Project 5 / Face Detection with a Sliding Window

In this project I will train a SVM to detect faces using a sliding window of HoG features.

Pipeline

The pipeline of this project has four major steps described below.

Note that I didn't change starting parameters, that is I use the HoG cell size 6 and a template size of 36x36 pixels.

Getting Positive Features

The first step involve creating positive examples by extracting the HoG features from faces.


  hog = vl_hog(image, feature_params.hog_cell_size);

Here and for the rest of the code I will use the default Vlfeat HoG algorithm "UoCTTI".

Getting Negative Features

Next step is to extract the negative examples, i.e. none-faces. This is done by randomly selecting around 15000 patches from 274 scenes not containing faces. These patches are then turned into HoG features. Since all training faces are in grayscale we will convert all patches to grayscale first.

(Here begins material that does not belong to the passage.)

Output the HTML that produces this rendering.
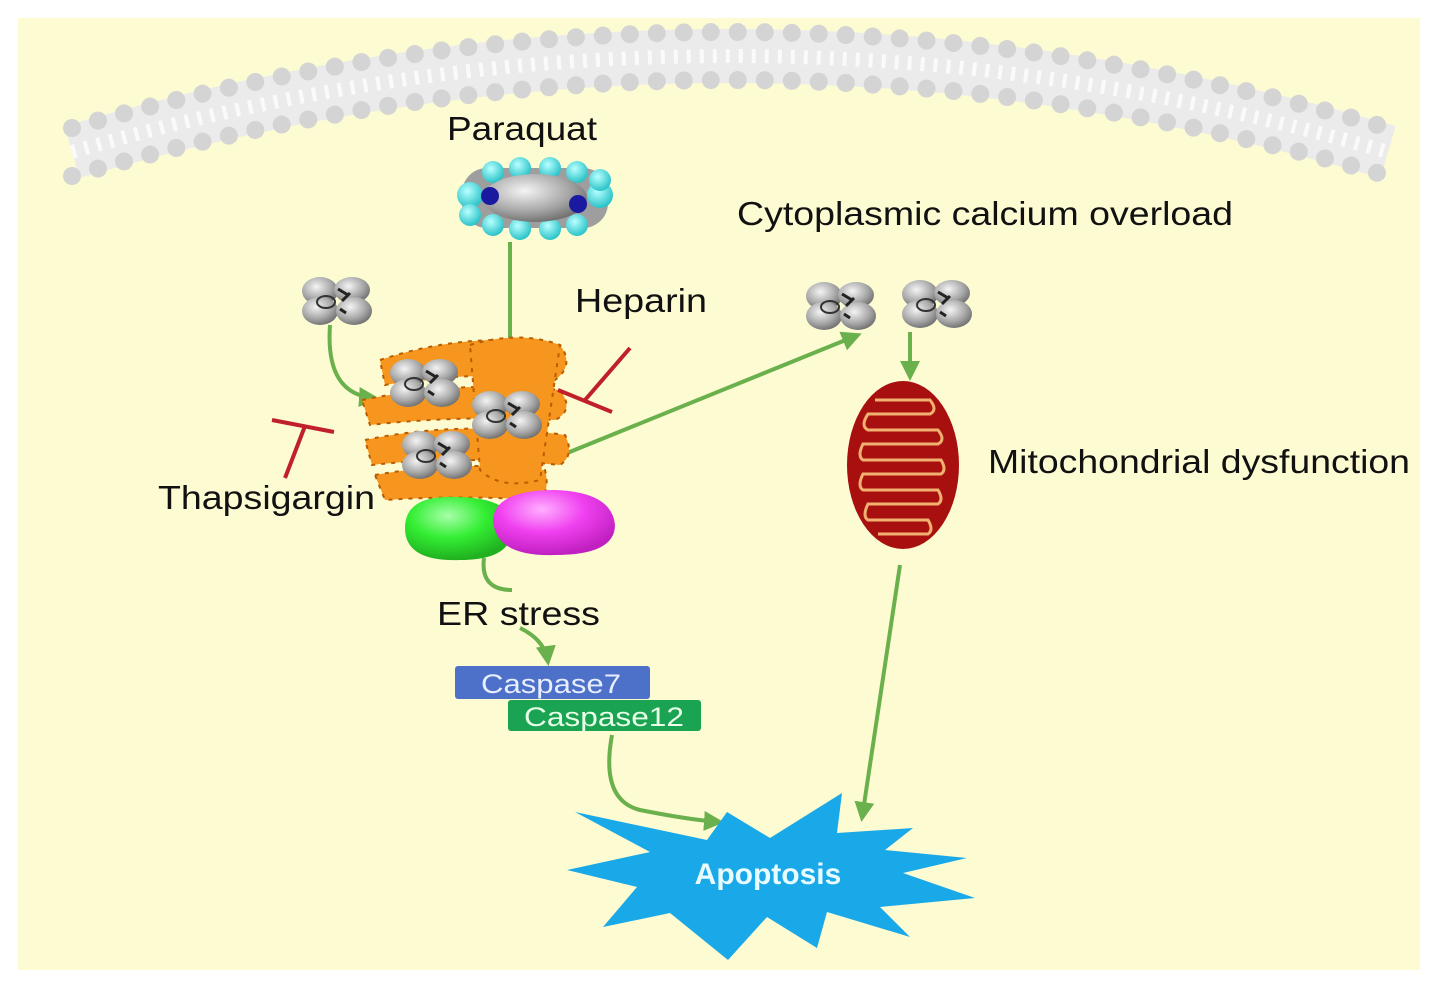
<!DOCTYPE html>
<html><head><meta charset="utf-8"><style>
html,body{margin:0;padding:0;background:#fff;}
svg{display:block;}
text{font-family:"Liberation Sans",sans-serif;}
</style></head><body>
<svg width="1441" height="998" viewBox="0 0 1441 998" xmlns="http://www.w3.org/2000/svg">
<defs>
<radialGradient id="gg" cx="40%" cy="35%" r="70%"><stop offset="0" stop-color="#f4f4f4"/><stop offset="0.6" stop-color="#a8a8a8"/><stop offset="1" stop-color="#6a6a6a"/></radialGradient>
<radialGradient id="cy" cx="40%" cy="35%" r="70%"><stop offset="0" stop-color="#b9ffff"/><stop offset="1" stop-color="#1fbfc4"/></radialGradient>
<radialGradient id="gr" cx="40%" cy="30%" r="70%"><stop offset="0" stop-color="#a8ffa8"/><stop offset="0.5" stop-color="#33ee33"/><stop offset="1" stop-color="#20b020"/></radialGradient>
<radialGradient id="mg" cx="40%" cy="30%" r="70%"><stop offset="0" stop-color="#ffb0ff"/><stop offset="0.5" stop-color="#f040f0"/><stop offset="1" stop-color="#c020c0"/></radialGradient>
<symbol id="ca" viewBox="0 0 76 52">
<ellipse cx="20" cy="16" rx="18" ry="14" fill="url(#gg)"/>
<ellipse cx="52" cy="15" rx="18" ry="13" fill="url(#gg)"/>
<ellipse cx="20" cy="36" rx="18" ry="14" fill="url(#gg)"/>
<ellipse cx="54" cy="36" rx="18" ry="14" fill="url(#gg)"/>
<ellipse cx="26" cy="27" rx="9" ry="6" fill="none" stroke="#333" stroke-width="2"/>
<path d="M38 14 l10 6 M42 26 l8 -8 M40 34 l6 4" stroke="#222" stroke-width="3"/>
</symbol>
<marker id="ar" viewBox="0 0 10 10" refX="8" refY="5" markerWidth="5" markerHeight="5" orient="auto"><path d="M0 0 L10 5 L0 10 z" fill="#6ab04c"/></marker>
</defs>
<rect x="18" y="18" width="1402" height="952" fill="#fdfbd2"/>
<!-- membrane -->
<path d="M72 152 Q730 -40 1388 152" fill="none" stroke="#ebebeb" stroke-width="54"/>
<path d="M72 128 Q730 -64 1388 128" fill="none" stroke="#d4d4d4" stroke-width="18" stroke-dasharray="0 27" stroke-linecap="round"/>
<path d="M72 176 Q730 -16 1388 176" fill="none" stroke="#d4d4d4" stroke-width="18" stroke-dasharray="0 27" stroke-linecap="round"/>
<path d="M72 152 Q730 -40 1388 152" fill="none" stroke="#fafafa" stroke-width="14" stroke-dasharray="4 9"/>
<!-- paraquat -->
<text x="447" y="140" font-size="33" fill="#111" textLength="150" lengthAdjust="spacingAndGlyphs">Paraquat</text>
<g>
<rect x="462" y="168" width="146" height="60" rx="25" fill="#9e9e9e"/>
<circle cx="470" cy="195" r="13" fill="url(#cy)"/><circle cx="600" cy="195" r="13" fill="url(#cy)"/>
<circle cx="470" cy="215" r="11" fill="url(#cy)"/><circle cx="600" cy="180" r="11" fill="url(#cy)"/>
<circle cx="493" cy="172" r="11" fill="url(#cy)"/><circle cx="520" cy="168" r="11" fill="url(#cy)"/><circle cx="550" cy="168" r="11" fill="url(#cy)"/><circle cx="577" cy="172" r="11" fill="url(#cy)"/>
<circle cx="493" cy="225" r="11" fill="url(#cy)"/><circle cx="520" cy="229" r="11" fill="url(#cy)"/><circle cx="550" cy="229" r="11" fill="url(#cy)"/><circle cx="577" cy="225" r="11" fill="url(#cy)"/>
<ellipse cx="535" cy="198" rx="52" ry="24" fill="url(#gg)"/>
<circle cx="490" cy="196" r="9" fill="#1a1aa0"/><circle cx="578" cy="204" r="9" fill="#1a1aa0"/>
</g>
<!-- arrows -->
<g fill="none" stroke="#6ab04c" stroke-width="4">
<path d="M510 242 L510 362" marker-end="url(#ar)"/>
<path d="M330 325 Q325 395 375 398" marker-end="url(#ar)"/>
<path d="M545 462 L858 335" marker-end="url(#ar)"/>
<path d="M910 332 L910 377" marker-end="url(#ar)"/>
<path d="M900 565 L862 818" marker-end="url(#ar)"/>
<path d="M484 558 Q480 590 512 590"/>
<path d="M520 628 Q545 640 548 662" marker-end="url(#ar)"/>
<path d="M612 735 Q600 800 640 810 Q690 820 720 822" marker-end="url(#ar)"/>
</g>
<!-- ER -->
<g fill="#f7961e" stroke="#b85d00" stroke-width="2" stroke-dasharray="4 6">
<path d="M380 360 Q470 330 560 345 Q575 365 555 380 Q470 370 385 385 Z"/>
<path d="M362 400 Q460 380 560 390 Q575 410 555 420 Q460 415 370 425 Z"/>
<path d="M365 440 Q460 420 565 435 Q575 455 560 465 Q460 455 372 465 Z"/>
<path d="M375 475 Q460 460 545 470 Q550 490 540 500 Q460 495 385 500 Z"/>
<path d="M470 345 Q520 330 560 345 L540 480 Q500 490 480 470 Z"/>
</g>
<use href="#ca" x="300" y="275" width="76" height="52"/>
<use href="#ca" x="388" y="355" width="76" height="56"/>
<use href="#ca" x="470" y="388" width="76" height="54"/>
<use href="#ca" x="400" y="428" width="76" height="54"/>
<use href="#ca" x="803" y="280" width="78" height="52"/>
<use href="#ca" x="899" y="278" width="78" height="52"/>
<path d="M405 528 Q405 495 455 497 Q510 497 512 525 Q515 560 460 560 Q405 562 405 528Z" fill="url(#gr)"/>
<path d="M493 520 Q495 490 555 490 Q612 492 615 525 Q615 555 555 555 Q495 557 493 520Z" fill="url(#mg)"/>
<!-- inhibitors -->
<g stroke="#c0202a" stroke-width="4" fill="none">
<path d="M630 348 L585 400 M558 390 L612 412"/>
<path d="M285 478 L305 426 M272 420 L334 432"/>
</g>
<text x="575" y="312" font-size="33" fill="#111" textLength="132" lengthAdjust="spacingAndGlyphs">Heparin</text>
<text x="158" y="509" font-size="33" fill="#111" textLength="217" lengthAdjust="spacingAndGlyphs">Thapsigargin</text>
<text x="737" y="225" font-size="33" fill="#111" textLength="496" lengthAdjust="spacingAndGlyphs">Cytoplasmic calcium overload</text>
<text x="988" y="473" font-size="33" fill="#111" textLength="422" lengthAdjust="spacingAndGlyphs">Mitochondrial dysfunction</text>
<text x="437" y="625" font-size="33" fill="#111" textLength="163" lengthAdjust="spacingAndGlyphs">ER stress</text>
<!-- mito -->
<ellipse cx="903" cy="465" rx="56" ry="84" fill="#a81010"/>
<path d="M875 400 h55 q8 10 0 14 h-62 q-8 12 0 16 h70 q8 10 0 14 h-75 q-6 12 0 16 h78 q6 10 0 14 h-78 q-6 12 0 16 h75 q6 10 0 14 h-70 q-6 12 0 16 h60 q6 10 0 14 h-50" fill="none" stroke="#f0b070" stroke-width="3"/>
<!-- caspases -->
<rect x="455" y="666" width="195" height="33" rx="3" fill="#4d70c8"/>
<text x="481" y="693" font-size="27" fill="#e8eeff" textLength="140" lengthAdjust="spacingAndGlyphs">Caspase7</text>
<rect x="508" y="700" width="193" height="31" rx="3" fill="#1aa352"/>
<text x="524" y="726" font-size="27" fill="#e8ffe8" textLength="160" lengthAdjust="spacingAndGlyphs">Caspase12</text>
<!-- apoptosis -->
<polygon points="575,812 650,852 567,870 637,887 603,927 670,913 728,960 767,917 817,948 827,912 910,937 880,907 975,898 903,873 967,858 885,850 913,828 837,833 842,793 770,838 727,812 707,840" fill="#1aa9e8"/>
<text x="768" y="884" font-size="30" font-weight="bold" fill="#e8fbff" text-anchor="middle">Apoptosis</text>
</svg>
</body></html>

  hog = vl_hog(image, feature_params.hog_cell_size);
   [row_max, col_max, f_size] = size(hog);


   X = 1:feature_params.hog_cell_size:row_max - feature_params.hog_cell_size - 1;
   Y = 1:feature_params.hog_cell_size:col_max - feature_params.hog_cell_size - 1;
   num_x = min(N,size(X,2));
   num_y = min(N,size(Y,2));
   for x=X(randperm(size(X,2), num_x))
       for y=Y(randperm(size(Y,2), num_y))
           patch = hog(x:x+feature_params.hog_cell_size - 1, y:y+feature_params.hog_cell_size - 1, :);
           features_neg = [features_neg; patch(:)'];
       end
   end

The code above samples up to N^2 random non-overlapping patches from each images. With N=9 I could extract around 15000 examples.

Training SVM

Thanks to Vlfeat training an SVM is very straight forward. I concatenate the two sets of postive and negative examples and assign positive the label 1 and the negative the label -1.


  lambda = 0.00001;
  features = [features_pos' features_neg'];
  labels = [ones([size(features_pos, 1) 1]); -1 *ones([size(features_neg, 1) 1])];
  [w b] = vl_svmtrain(features, labels, lambda);

I used lambda = 0.00001 to get the best performance.

The image shows the learned HoG template.

Detector

The last step of the pipeline is to use a sliding window and our trained SVM to detect faces in test images. My detector runs an overlapping sliding window over around 10 different scales on the image.

  
    % create hog and create a sliding window
    hog = vl_hog(scaled_img, feature_params.hog_cell_size);
    for y=1:STEP_SIZE:size(hog,1) - feature_params.hog_cell_size - 1
        for x=1:STEP_SIZE:size(hog, 2) - feature_params.hog_cell_size - 1

            patch = hog(y:y+feature_params.hog_cell_size - 1, x:x+feature_params.hog_cell_size - 1,:);
            patch = patch(:)';
            class = w' * patch' + b';

            % if certainty is bigger than threshold save boundry.
            if class > THESHOLD_CONF
                cur_bboxes = [cur_bboxes; floor(feature_params.hog_cell_size * SCALE *
                  [x y (x + feature_params.hog_cell_size - 1) (y + feature_params.hog_cell_size - 1)])];
                cur_confidences = [cur_confidences; class];
                cur_image_ids = [cur_image_ids; test_scenes(i).name];
            end

        end
    end
  

If for a tested patch the SVM returns a value larger than THESHOLD_CONF it is considered a postive match. I used THESHOLD_CONF = 0.2 to get the best results. After detecting all bounding boxes for different scales I run the given non-maximum suppression to get only the best detections. If I wished to decrease the false positives it is just at matter of increasing THESHOLD_CONF.

Results

The average precision of my pipeline was 79.6%. Below are some examples and the precision-recall chart.

Below is a collection of example results. Notice that by increasing the THESHOLD_CONF we will reduce the number of false positives though this will decrease the average precision as well. As seen in the examples below my pipeline yields quite the number of false positives. I understand the wording in the problem description that this was fine and preferred over a configuration with less average precision but with less false positives.

Example results

The top four images uses the threshold 0.2 while the two lower uses the threshold 0.7.